またひとり

もう、何人もの方が書かれているでしょうが、井上ひさしさんが亡くなられたということです。
組曲虐殺」が最後になってしまったのですね。
井上さんの作品を、それと意識して読んだのは、「偽原始人」でした。当時、『朝日新聞』の夕刊には、「偽原始人」が連載小説で、コラムとして加藤周一さんの「言葉と人間」があり、百目鬼恭三郎さんは無署名で「奇談の時代」を載せていて、今思えば、とてもぜいたくなラインアップだったと思います。
その後、リアルタイムで「戯作者銘々伝」を読んだ後は、しばらく遠ざかっていた(『吉里吉里人』は刊行後だいぶたってから読みました)のですが、最近は、『すばる』での、「座談会昭和文学史」や、いろいろな戯曲を、いろいろと考えながら読んだものです。
井上さんの作法として印象に残っているのは、作品を書くとき、登場人物の詳細な年譜や、作中の場所の地図をきちんと作ってから、創作にのぞむということでした。

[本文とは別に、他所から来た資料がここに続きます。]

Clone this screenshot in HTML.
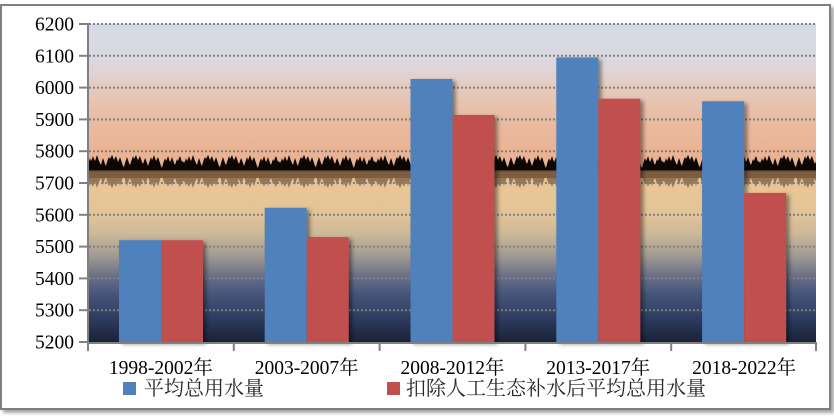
<!DOCTYPE html>
<html><head><meta charset="utf-8"><style>
html,body{margin:0;padding:0;background:#fff;}
body{width:834px;height:416px;overflow:hidden;position:relative;}
.frame{position:absolute;left:0;top:4px;width:827px;height:402px;border:2px solid #808080;box-shadow:3px 3px 3px rgba(0,0,0,0.35);background:#fff;}
svg{position:absolute;left:0;top:0;}
</style></head><body>
<div class="frame"></div>
<svg width="834" height="416" viewBox="0 0 834 416" xmlns="http://www.w3.org/2000/svg">
<defs>
<linearGradient id="bg" x1="0" y1="24" x2="0" y2="342" gradientUnits="userSpaceOnUse">
<stop offset="0" stop-color="#d6dae4"/>
<stop offset="0.097" stop-color="#dad9e2"/>
<stop offset="0.15" stop-color="#e0d4d6"/>
<stop offset="0.20" stop-color="#e5cabd"/>
<stop offset="0.30" stop-color="#e9bca2"/>
<stop offset="0.40" stop-color="#ebb393"/>
<stop offset="0.46" stop-color="#eab291"/>
<stop offset="0.47" stop-color="#e6bf8e"/>
<stop offset="0.52" stop-color="#e8c696"/>
<stop offset="0.60" stop-color="#e2c497"/>
<stop offset="0.66" stop-color="#cdb898"/>
<stop offset="0.73" stop-color="#a09a92"/>
<stop offset="0.79" stop-color="#6c7188"/>
<stop offset="0.85" stop-color="#45557a"/>
<stop offset="0.93" stop-color="#2c3a5c"/>
<stop offset="1" stop-color="#1a2238"/>
</linearGradient>
<pattern id="trees" x="88" y="154" width="96" height="17" patternUnits="userSpaceOnUse">
<path d="M0,17 L0,9 L1,7 L2,4 L3,7 L4,5 L5,2 L6,5 L7,7 L8,4 L9,1 L10,4 L11,7 L12,9 L13,11 L14,7 L15,4 L16,7 L17,10 L18,12 L19,8 L20,5 L21,3 L22,5 L23,3 L24,1 L25,3 L26,6 L27,4 L28,2 L29,5 L30,8 L31,6 L32,3 L33,6 L34,9 L35,12 L36,13 L37,9 L38,6 L39,3 L40,6 L41,9 L42,11 L43,8 L44,5 L45,2 L46,5 L47,3 L48,1 L49,4 L50,6 L51,4 L52,2 L53,5 L54,8 L55,10 L56,7 L57,4 L58,6 L59,9 L60,12 L61,9 L62,6 L63,3 L64,6 L65,4 L66,1 L67,4 L68,7 L69,5 L70,3 L71,6 L72,9 L73,12 L74,14 L75,10 L76,7 L77,4 L78,7 L79,5 L80,2 L81,5 L82,8 L83,6 L84,3 L85,6 L86,9 L87,11 L88,8 L89,5 L90,7 L91,4 L92,2 L93,5 L94,8 L95,7 L96,9 L96,17 Z" fill="#0a0705"/>
</pattern>
<pattern id="refl" x="88" y="171" width="96" height="18" patternUnits="userSpaceOnUse">
<path d="M0,0 L0,10 L1,12 L2,15 L3,12 L4,14 L5,16 L6,13 L7,11 L8,14 L9,17 L10,14 L11,11 L12,9 L13,7 L14,11 L15,14 L16,11 L17,8 L18,6 L19,10 L20,13 L21,15 L22,13 L23,15 L24,17 L25,15 L26,12 L27,14 L28,16 L29,13 L30,10 L31,12 L32,15 L33,12 L34,9 L35,6 L36,5 L37,9 L38,12 L39,15 L40,12 L41,9 L42,7 L43,10 L44,13 L45,16 L46,13 L47,15 L48,17 L49,14 L50,12 L51,14 L52,16 L53,13 L54,10 L55,8 L56,11 L57,14 L58,12 L59,9 L60,6 L61,9 L62,12 L63,15 L64,12 L65,14 L66,17 L67,14 L68,11 L69,13 L70,15 L71,12 L72,9 L73,6 L74,4 L75,8 L76,11 L77,14 L78,11 L79,13 L80,16 L81,13 L82,10 L83,12 L84,15 L85,12 L86,9 L87,7 L88,10 L89,13 L90,11 L91,14 L92,16 L93,13 L94,10 L95,11 L96,10 L96,0 Z" fill="#7a5a3e" fill-opacity="0.75"/>
</pattern>
<filter id="sh" x="-20%" y="-10%" width="150%" height="130%">
<feDropShadow dx="3" dy="2" stdDeviation="2" flood-color="#000" flood-opacity="0.45"/>
</filter>
</defs>
<!-- plot background -->
<rect x="89" y="24" width="727" height="318" fill="url(#bg)"/>
<rect x="89" y="154" width="727" height="17" fill="url(#trees)"/>
<rect x="89" y="170" width="727" height="2" fill="#4a3424"/>
<rect x="89" y="172" width="727" height="6" fill="#7e5e40" fill-opacity="0.9"/>
<rect x="89" y="171" width="727" height="18" fill="url(#refl)"/>
<!-- gridlines -->
<g stroke="#808080" stroke-width="2" stroke-dasharray="2,2">
<line x1="89" y1="24" x2="816" y2="24"/>
<line x1="89" y1="55.8" x2="816" y2="55.8"/>
<line x1="89" y1="87.6" x2="816" y2="87.6"/>
<line x1="89" y1="119.4" x2="816" y2="119.4"/>
<line x1="89" y1="151.2" x2="816" y2="151.2"/>
<line x1="89" y1="183" x2="816" y2="183"/>
<line x1="89" y1="214.8" x2="816" y2="214.8"/>
<line x1="89" y1="246.6" x2="816" y2="246.6"/>
<line x1="89" y1="278.4" x2="816" y2="278.4"/>
<line x1="89" y1="310.2" x2="816" y2="310.2"/>
</g>
<!-- bars -->
<g filter="url(#sh)">
<rect x="119" y="240.2" width="42" height="101.8" fill="#4f81bd"/>
<rect x="161" y="240.2" width="42" height="101.8" fill="#c0504d"/>
<rect x="264.7" y="207.8" width="42" height="134.2" fill="#4f81bd"/>
<rect x="306.7" y="237.1" width="42" height="104.9" fill="#c0504d"/>
<rect x="410.5" y="79" width="42" height="263" fill="#4f81bd"/>
<rect x="452.5" y="115" width="42" height="227" fill="#c0504d"/>
<rect x="556.3" y="57.4" width="42" height="284.6" fill="#4f81bd"/>
<rect x="598.3" y="98.7" width="42" height="243.3" fill="#c0504d"/>
<rect x="702.1" y="101.3" width="42" height="240.7" fill="#4f81bd"/>
<rect x="744.1" y="192.9" width="42" height="149.1" fill="#c0504d"/>
</g>
<!-- axes -->
<g stroke="#808080" stroke-width="2">
<line x1="88" y1="23" x2="88" y2="343"/>
<line x1="87" y1="343" x2="817" y2="343"/>
<line x1="79" y1="24" x2="88" y2="24"/>
<line x1="79" y1="55.8" x2="88" y2="55.8"/>
<line x1="79" y1="87.6" x2="88" y2="87.6"/>
<line x1="79" y1="119.4" x2="88" y2="119.4"/>
<line x1="79" y1="151.2" x2="88" y2="151.2"/>
<line x1="79" y1="183" x2="88" y2="183"/>
<line x1="79" y1="214.8" x2="88" y2="214.8"/>
<line x1="79" y1="246.6" x2="88" y2="246.6"/>
<line x1="79" y1="278.4" x2="88" y2="278.4"/>
<line x1="79" y1="310.2" x2="88" y2="310.2"/>
<line x1="79" y1="342" x2="88" y2="342"/>
<line x1="88" y1="343" x2="88" y2="351"/>
<line x1="233.8" y1="343" x2="233.8" y2="351"/>
<line x1="379.6" y1="343" x2="379.6" y2="351"/>
<line x1="525.4" y1="343" x2="525.4" y2="351"/>
<line x1="671.2" y1="343" x2="671.2" y2="351"/>
<line x1="816" y1="343" x2="816" y2="351"/>
</g>
<!-- y labels -->
<g font-family="'Liberation Serif', 'Noto Serif CJK SC', serif" font-size="19.5" fill="#000" text-anchor="end">
<text x="74" y="30.5">6200</text>
<text x="74" y="62.3">6100</text>
<text x="74" y="94.1">6000</text>
<text x="74" y="125.9">5900</text>
<text x="74" y="157.7">5800</text>
<text x="74" y="189.5">5700</text>
<text x="74" y="221.3">5600</text>
<text x="74" y="253.1">5500</text>
<text x="74" y="284.9">5400</text>
<text x="74" y="316.7">5300</text>
<text x="74" y="348.5">5200</text>
</g>
<!-- x labels -->
<g font-family="'Liberation Serif', 'Noto Serif CJK SC', serif" font-size="19.5" fill="#000" text-anchor="middle">
<text x="160.9" y="374">1998-2002年</text>
<text x="306.7" y="374">2003-2007年</text>
<text x="452.5" y="374">2008-2012年</text>
<text x="598.3" y="374">2013-2017年</text>
<text x="744.1" y="374">2018-2022年</text>
</g>
<!-- legend -->
<rect x="123" y="382" width="13" height="13" fill="#4f81bd"/>
<rect x="387" y="382" width="13" height="13" fill="#c0504d"/>
<g font-family="'Liberation Serif', 'Noto Serif CJK SC', serif" font-size="20" fill="#262626">
<text x="144" y="395">平均总用水量</text>
<text x="406" y="395">扣除人工生态补水后平均总用水量</text>
</g>
</svg>
</body></html>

そういう細部をゆるがせにしない姿勢が土台にあって、フィクションが機能するということなのでしょう。

肺がんとのこと。ヘビースモーカーだったことは、みなさん周知のことだったでしょうから、それも、ひとつの要因だったのでしょうね。

一度だけ、黄表紙についての講演を、聴いたことがありました。